Worms Head, from the Viking 'Wurm', meaning Dragon.  A location I've wanted to paddle for some time.  I was denied this paddle almost two years ago and haven't been back to the Gower since.  The passing high pressure this weekend seemed like the perfect chance to reclaim the paddle.
Today I was joined by Taran and Noel.  After getting up at 6am and driving west we left my van at Llangennith and drove back to Oxwich Bay to launch.  The sun was out the sea was flat, it was perfect, if only a bit on the chilly side.  A seal was lounging in the water, a good start.
Out into the bay the low winter sun almost blinds our view.
There was a bit of swell evident out in the open.
Within no time we were paddling past Port Eynon and for me at least, new territories beyond.
The sun provided a bit of warmth on our backs as we made our way further west.
We pass Culver Hole, a large sea cave whose entrance is sealed off by a 60ft stone wall.  Culver from the Old English word 'Culfre' meaning dove or pigeon is a medieval dovecote believed to date between 13th-14 century.
Steep waves sweep in all along the shore line, the thoughts of landing at Llangennith I think on all our minds.
We receive a flyby from Whiskey Oscar 99 with a friendly whoop whoop from their siren.
Paddling on I wonder why in the two years me and Taran have been paddling together we've never been to the Gower before.  The cliffs rise and fall dramatically, can only imagine the forces involved in creating such a landscape....

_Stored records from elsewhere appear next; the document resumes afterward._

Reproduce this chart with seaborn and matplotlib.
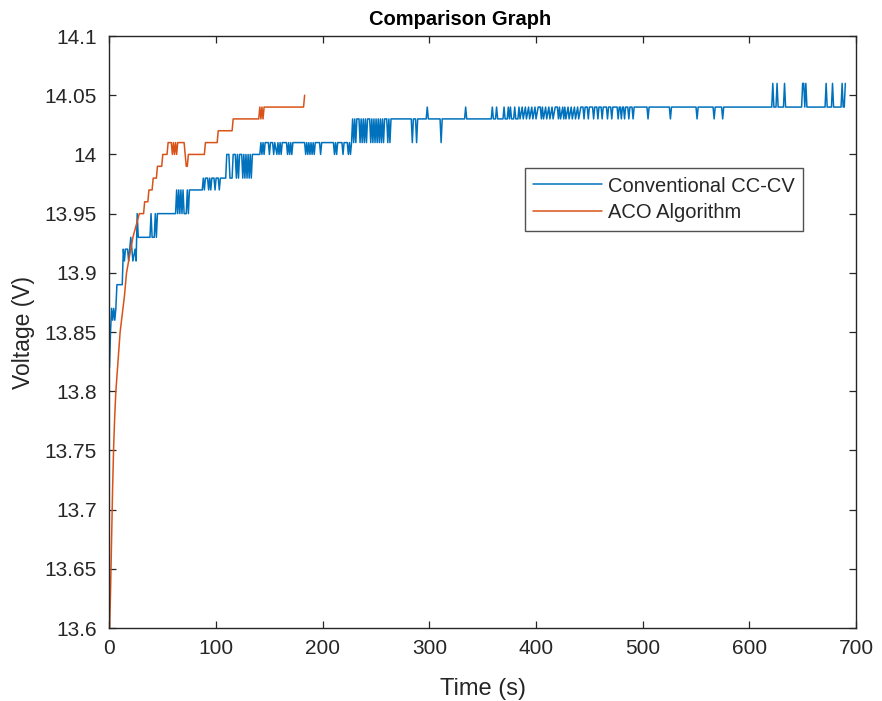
import numpy as np
import pandas as pd
import matplotlib
matplotlib.use("Agg")
import matplotlib.pyplot as plt
from matplotlib.ticker import FormatStrFormatter
import seaborn as sns

# ─── Data ────────────────────────────────────────────────────────────────
# Conventional CC-CV: time (s) / voltage (V) vertices
cc_time = [0, 1, 2, 3, 4, 5, 6, 7, 12, 13, 14, 15, 17, 18, 19, 20, 21, 22, 24, 25,
           26, 27, 38, 39, 40, 42, 43, 44, 45, 62, 63, 64, 65, 66, 67, 68, 69, 70, 72, 73,
           74, 75, 87, 88, 89, 90, 92, 93, 94, 95, 96, 98, 99, 100, 102, 103, 104, 109, 110, 112,
           113, 115, 116, 118, 119, 120, 121, 122, 124, 125, 126, 127, 128, 129, 130, 131, 132, 133, 134, 141,
           142, 143, 144, 145, 146, 149, 150, 151, 153, 154, 155, 157, 158, 159, 160, 161, 162, 166, 167, 168,
           169, 170, 171, 172, 183, 184, 185, 186, 187, 188, 189, 190, 191, 192, 193, 197, 198, 199, 210, 211,
           212, 213, 214, 218, 219, 220, 223, 224, 225, 226, 227, 228, 229, 230, 231, 232, 234, 235, 236, 237,
           238, 239, 240, 241, 242, 244, 245, 246, 247, 248, 249, 250, 251, 252, 253, 254, 255, 256, 257, 258,
           260, 261, 262, 263, 264, 283, 284, 285, 287, 288, 289, 297, 298, 299, 310, 311, 312, 333, 334, 335,
           358, 359, 360, 362, 363, 364, 369, 370, 371, 373, 374, 375, 376, 377, 379, 380, 381, 383, 384, 385,
           387, 388, 390, 391, 393, 394, 396, 397, 399, 400, 402, 404, 405, 406, 407, 409, 410, 412, 413, 415,
           416, 418, 420, 421, 422, 423, 425, 426, 427, 428, 430, 431, 433, 434, 436, 437, 439, 440, 442, 444,
           445, 446, 448, 449, 450, 453, 454, 455, 457, 458, 459, 461, 462, 463, 466, 467, 468, 470, 471, 472,
           476, 477, 478, 479, 480, 481, 482, 483, 484, 486, 487, 488, 490, 491, 492, 504, 505, 506, 525, 526,
           527, 550, 551, 552, 566, 567, 568, 574, 575, 576, 621, 622, 623, 625, 626, 627, 632, 633, 634, 649,
           650, 651, 652, 653, 654, 671, 672, 673, 677, 678, 679, 686, 687, 688, 689, 690]
cc_volt = [13.82, 13.85, 13.87, 13.86, 13.87, 13.86, 13.87, 13.89, 13.89, 13.92, 13.91, 13.92, 13.92, 13.91, 13.92, 13.93, 13.92, 13.91, 13.92, 13.91,
           13.95, 13.93, 13.93, 13.95, 13.93, 13.93, 13.95, 13.93, 13.95, 13.95, 13.97, 13.95, 13.97, 13.95, 13.97, 13.95, 13.97, 13.95, 13.95, 13.97,
           13.95, 13.97, 13.97, 13.98, 13.97, 13.98, 13.98, 13.97, 13.98, 13.97, 13.98, 13.98, 13.97, 13.98, 13.98, 13.97, 13.98, 13.98, 14.00, 14.00,
           13.98, 13.98, 14.00, 14.00, 13.98, 14.00, 13.98, 14.00, 14.00, 13.98, 14.00, 13.98, 14.00, 13.98, 14.00, 13.98, 14.00, 13.98, 14.00, 14.00,
           14.01, 14.00, 14.01, 14.00, 14.01, 14.01, 14.00, 14.01, 14.01, 14.00, 14.01, 14.00, 14.01, 14.00, 14.01, 14.00, 14.01, 14.01, 14.00, 14.01,
           14.00, 14.01, 14.00, 14.01, 14.01, 14.00, 14.01, 14.00, 14.01, 14.00, 14.01, 14.00, 14.01, 14.00, 14.01, 14.01, 14.00, 14.01, 14.01, 14.00,
           14.01, 14.00, 14.01, 14.01, 14.00, 14.01, 14.01, 14.00, 14.01, 14.00, 14.01, 14.03, 14.01, 14.03, 14.01, 14.03, 14.03, 14.01, 14.03, 14.01,
           14.03, 14.01, 14.03, 14.01, 14.03, 14.03, 14.01, 14.03, 14.01, 14.03, 14.01, 14.03, 14.01, 14.03, 14.01, 14.03, 14.01, 14.03, 14.01, 14.03,
           14.03, 14.01, 14.03, 14.01, 14.03, 14.03, 14.01, 14.03, 14.03, 14.01, 14.03, 14.03, 14.04, 14.03, 14.03, 14.01, 14.03, 14.03, 14.04, 14.03,
           14.03, 14.04, 14.03, 14.03, 14.04, 14.03, 14.03, 14.04, 14.03, 14.03, 14.04, 14.03, 14.04, 14.03, 14.03, 14.04, 14.03, 14.03, 14.04, 14.03,
           14.04, 14.03, 14.04, 14.03, 14.04, 14.03, 14.04, 14.03, 14.04, 14.03, 14.04, 14.04, 14.03, 14.04, 14.03, 14.04, 14.03, 14.04, 14.03, 14.04,
           14.03, 14.04, 14.04, 14.03, 14.04, 14.03, 14.04, 14.03, 14.04, 14.03, 14.04, 14.03, 14.04, 14.03, 14.04, 14.03, 14.04, 14.03, 14.04, 14.04,
           14.03, 14.04, 14.04, 14.03, 14.04, 14.04, 14.03, 14.04, 14.04, 14.03, 14.04, 14.04, 14.03, 14.04, 14.04, 14.03, 14.04, 14.04, 14.03, 14.04,
           14.04, 14.03, 14.04, 14.04, 14.03, 14.04, 14.04, 14.03, 14.04, 14.04, 14.03, 14.04, 14.04, 14.03, 14.04, 14.04, 14.03, 14.04, 14.04, 14.03,
           14.04, 14.04, 14.03, 14.04, 14.04, 14.03, 14.04, 14.04, 14.03, 14.04, 14.04, 14.06, 14.04, 14.04, 14.06, 14.04, 14.04, 14.06, 14.04, 14.04,
           14.06, 14.06, 14.04, 14.06, 14.04, 14.04, 14.06, 14.04, 14.04, 14.06, 14.04, 14.04, 14.06, 14.04, 14.04, 14.06]

# ACO Algorithm: time (s) / voltage (V) vertices
aco_time = [0, 1, 2, 3, 4, 5, 6, 8, 10, 12, 14, 16, 19, 22, 25, 28, 32, 33, 36, 37,
            40, 41, 44, 45, 49, 50, 54, 55, 58, 59, 60, 61, 62, 63, 64, 70, 71, 72, 73, 74,
            89, 90, 101, 102, 115, 116, 140, 141, 142, 143, 144, 145, 182, 183]
aco_volt = [13.595, 13.63, 13.675, 13.72, 13.755, 13.78, 13.80, 13.825, 13.85, 13.865, 13.88, 13.90, 13.915, 13.93, 13.94, 13.95, 13.95, 13.96, 13.96, 13.97,
            13.97, 13.98, 13.98, 13.99, 13.99, 14.00, 14.00, 14.01, 14.01, 14.00, 14.01, 14.00, 14.01, 14.00, 14.01, 14.01, 14.00, 13.99, 13.99, 14.00,
            14.00, 14.01, 14.01, 14.02, 14.02, 14.03, 14.03, 14.04, 14.03, 14.04, 14.03, 14.04, 14.04, 14.05]

series_names = ["Conventional CC-CV", "ACO Algorithm"]
series_colors = ["#0072BD", "#D95319"]
x_ticks = [0, 100, 200, 300, 400, 500, 600, 700]
y_ticks = [13.6, 13.65, 13.7, 13.75, 13.8, 13.85, 13.9, 13.95, 14.0, 14.05, 14.1]

# ─── Style ────────────────────────────────────────────────────────────────
sns.set_theme(style="white")
plt.rcParams["font.family"] = ["Liberation Sans", "DejaVu Sans"]
axis_col = "#262626"

df = pd.concat([
    pd.DataFrame({"Time": cc_time, "Voltage": cc_volt, "Series": series_names[0]}),
    pd.DataFrame({"Time": aco_time, "Voltage": aco_volt, "Series": series_names[1]}),
], ignore_index=True)

fig = plt.figure(figsize=(8.82, 7.01), dpi=100)
ax = fig.add_axes([0.1241, 0.1041, 0.9705 - 0.1241, 0.9486 - 0.1041])

sns.lineplot(data=df, x="Time", y="Voltage", hue="Series", hue_order=series_names,
             palette=series_colors, estimator=None, sort=False, linewidth=1.1, ax=ax)

ax.set_xlim(0, 700)
ax.set_ylim(13.6, 14.1)
ax.set_xticks(x_ticks)
ax.set_yticks(y_ticks)
ax.yaxis.set_major_formatter(FormatStrFormatter("%g"))

for side in ["top", "right", "bottom", "left"]:
    ax.spines[side].set_visible(True)
    ax.spines[side].set_color(axis_col)
    ax.spines[side].set_linewidth(1.0)

ax.tick_params(axis="both", which="major", direction="in", length=5, width=0.9,
               color=axis_col, labelcolor=axis_col, labelsize=15,
               top=True, right=True, bottom=True, left=True)
ax.tick_params(axis="y", pad=9)
ax.tick_params(axis="x", pad=8)

ax.set_xlabel("Time (s)", fontsize=17, color=axis_col, labelpad=14)
ax.set_ylabel("Voltage (V)", fontsize=16.5, color=axis_col, labelpad=7)
ax.set_title("Comparison Graph", fontsize=14.5, fontweight="bold", color="black",
             pad=8, x=0.47)

handles, labels = ax.get_legend_handles_labels()
leg = ax.legend(handles, labels, loc="upper left", bbox_to_anchor=(0.5566, 0.777),
                borderaxespad=0, fontsize=14.5, frameon=True, fancybox=False,
                handlelength=3.4, handletextpad=0.3, labelspacing=0.38,
                borderpad=0.42)
leg.get_frame().set_edgecolor(axis_col)
leg.get_frame().set_linewidth(1.0)
for t in leg.get_texts():
    t.set_color(axis_col)

fig.savefig("out.png", dpi=100, facecolor="white")
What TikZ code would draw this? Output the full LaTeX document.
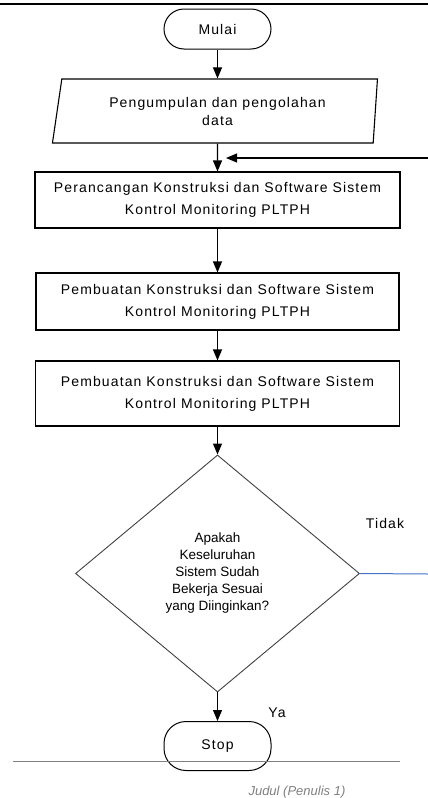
\documentclass[tikz,border=0pt]{standalone}
\usepackage{fontspec}
\setmainfont{Liberation Sans}
\newfontfamily\renggang[LetterSpace=8]{Liberation Sans}
\usetikzlibrary{arrows.meta,shapes.geometric}
\definecolor{garisbiru}{RGB}{68,114,196}
\definecolor{abutepi}{RGB}{64,64,64}

\begin{document}
\begin{tikzpicture}[x=1pt, y=-1pt,
  terminal/.style={shape=rectangle, rounded corners=20pt, draw=black, line width=1pt, font=\renggang\fontsize{14}{16}\selectfont},
  proses/.style={shape=rectangle, draw=black, line width=1.1pt, align=center, font=\renggang\fontsize{14}{22}\selectfont},
  panah/.style={-{Triangle[length=11pt,width=9pt]}, line width=1.1pt, draw=black},
  keterangan/.style={font=\renggang\fontsize{14}{16}\selectfont}]
\useasboundingbox (0,0) rectangle (428,798);
\draw[line width=2.5pt] (0,4) -- (428,4);
\node[terminal, minimum width=107pt, minimum height=40pt] (mulai) at (217.5,29) {Mulai};
\node[shape=trapezium, trapezium left angle=75, trapezium right angle=97, trapezium stretches body, draw=black, line width=1.1pt, minimum width=325pt, minimum height=64pt, align=center, font=\renggang\fontsize{14}{18}\selectfont] (data) at (217.5,111) {Pengumpulan dan pengolahan\\data};
\node[proses, minimum width=365pt, minimum height=56pt] (rancang) at (217.5,200) {Perancangan Konstruksi dan Software Sistem\\Kontrol Monitoring PLTPH};
\node[proses, minimum width=363pt, minimum height=57pt] (buat1) at (217.5,301.5) {Pembuatan Konstruksi dan Software Sistem\\Kontrol Monitoring PLTPH};
\node[proses, minimum width=364pt, minimum height=65pt] (buat2) at (217.5,393.5) {Pembuatan Konstruksi dan Software Sistem\\Kontrol Monitoring PLTPH};
\node[shape=diamond, draw=abutepi, line width=0.9pt, minimum width=284pt, minimum height=237pt, inner sep=0pt, align=center, font=\fontsize{13.5}{17}\selectfont] (cek) at (217.5,573.5) {Apakah\\Keseluruhan\\Sistem Sudah\\Bekerja Sesuai\\yang Diinginkan?};
\node[terminal, rounded corners=22pt, minimum width=107pt, minimum height=49pt] (stop) at (217.5,746) {Stop};
\node[keterangan] (tidak) at (385,523) {Tidak};
\node[keterangan] (ya) at (277,713) {Ya};
\coordinate (balik) at (428,158);
\coordinate (masuk) at (226,158);
\coordinate (keluar) at (428,574);
\draw[panah] (mulai) -- (data);
\draw[panah] (data) -- (rancang);
\draw[panah] (rancang) -- (buat1);
\draw[panah] (buat1) -- (buat2);
\draw[panah] (buat2) -- (cek);
\draw[panah] (cek) -- (stop);
\draw[panah] (balik) -- (masuk);
\draw[garisbiru, line width=1pt] (cek.east) -- (keluar);
\draw[gray, line width=0.9pt] (13,761) -- (400,761);
\node[anchor=base west, text=gray, font=\itshape\fontsize{13}{16}\selectfont] (judul) at (245,795) {Judul (Penulis 1)};
\end{tikzpicture}
\end{document}
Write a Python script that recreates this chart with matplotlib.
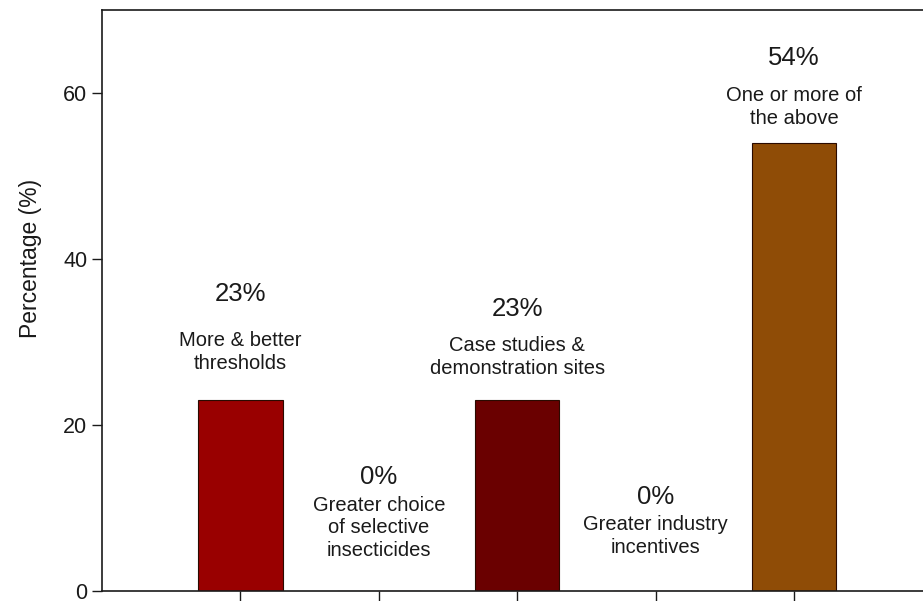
import matplotlib
matplotlib.use("Agg")
import matplotlib.pyplot as plt

plt.rcParams['font.family'] = ['Liberation Sans', 'DejaVu Sans']

categories = ["More & better\nthresholds",
              "Greater choice\nof selective\ninsecticides",
              "Case studies &\ndemonstration sites",
              "Greater industry\nincentives",
              "One or more of\nthe above"]
values = [23, 0, 23, 0, 54]
pct_labels = ["23%", "0%", "23%", "0%", "54%"]
colors = ["#990000", "#990000", "#6a0000", "#6a0000", "#8f4c06"]
pct_y = [35.8, 13.7, 34.0, 11.3, 64.2]
text_y = [28.8, 7.6, 28.2, 6.6, 58.3]
yticks = [0, 20, 40, 60]

fig = plt.figure(figsize=(9.23, 6.01), dpi=100)
ax = fig.add_axes([102/923, 1-591/601, (932.5-102)/923, (591-10)/601])

positions = list(range(1, len(values) + 1))
ax.bar(positions, values, width=0.61, color=colors, edgecolor="#2a0a00", linewidth=0.8)

for x, p, py, t, ty in zip(positions, pct_labels, pct_y, categories, text_y):
    ax.text(x, py, p, ha="center", va="center", fontsize=18.5, color="#1a1a1a")
    ax.text(x, ty, t, ha="center", va="center", fontsize=14.5, color="#1a1a1a", linespacing=1.25)

ax.set_xlim(0, 6)
ax.set_ylim(0, 70)
ax.set_yticks(yticks)
ax.set_xticks(positions)
ax.set_xticklabels([])
ax.tick_params(axis="both", direction="out", length=7, width=1, labelsize=15.5, colors="#1a1a1a")
ax.set_ylabel("Percentage (%)", fontsize=16.5, color="#1a1a1a")
ax.yaxis.set_label_coords(-0.072, 0.573)
for s in ax.spines.values():
    s.set_linewidth(1.2)
    s.set_color("#1a1a1a")

fig.savefig("out.png", dpi=100)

Like Noel have to be here to appreciate the scale of these formations.
We approach the cave where an almost complete 26,000 year old skeleton was discovered, better known at the Red Lady of Paviland.  The red lady was in fact a 25yr old male originally assumed to be a female dating back to the Roman period.
We take our time and explore every nook and cranny of this fantastic coast.
There's plenty of bird life to enjoy on the way.

The cliffs continue to rise and fall as we near our lunch stop.

We stop off at fall bay part of the Worms Head headland.
Moving on we hug the shore continuing up the neck of the head.
Deceptive waves seem to rise steeply and wrap around the end of the head as we paddle on reluctantly toward the danger.

Reaching the tip the conditions liven up slightly but the scale of the dragons head is jaw dropping.
 Gulls use the up-drafts and circle around the towering formation.  Wow what a place to be, this is the only way to view the Worm, not by foot.
Trying to get a sense of prospective.
On the dark side of the head the cliffs rise steeply from the sea, interrupted with cave arches and inlets.  Gulls, Shags and Razorbills cling to the steep cliffs above our heads.
A few seals pop up watching keeping a keen eye on our progress.
And with good reason, there are plenty of young ashore.  This small seal looks like it might have been one of this years.
We leave the shadows of the the great serpentine headland and cross over Llangennith to our final destination.  Mass flocks of birds circle around us in the open water.    
A shot of me with the Worms Head.
We land in the surf, not huge but steep fast and great fun.
We linger a little while longer enjoying the last drops of daylight in the foaming surf.
Its then a gigantic carry up the beach and over the sand dunes back to the van.
One of the best paddles in a long time, a must for all kayakers.  Thanks guys for a superb day.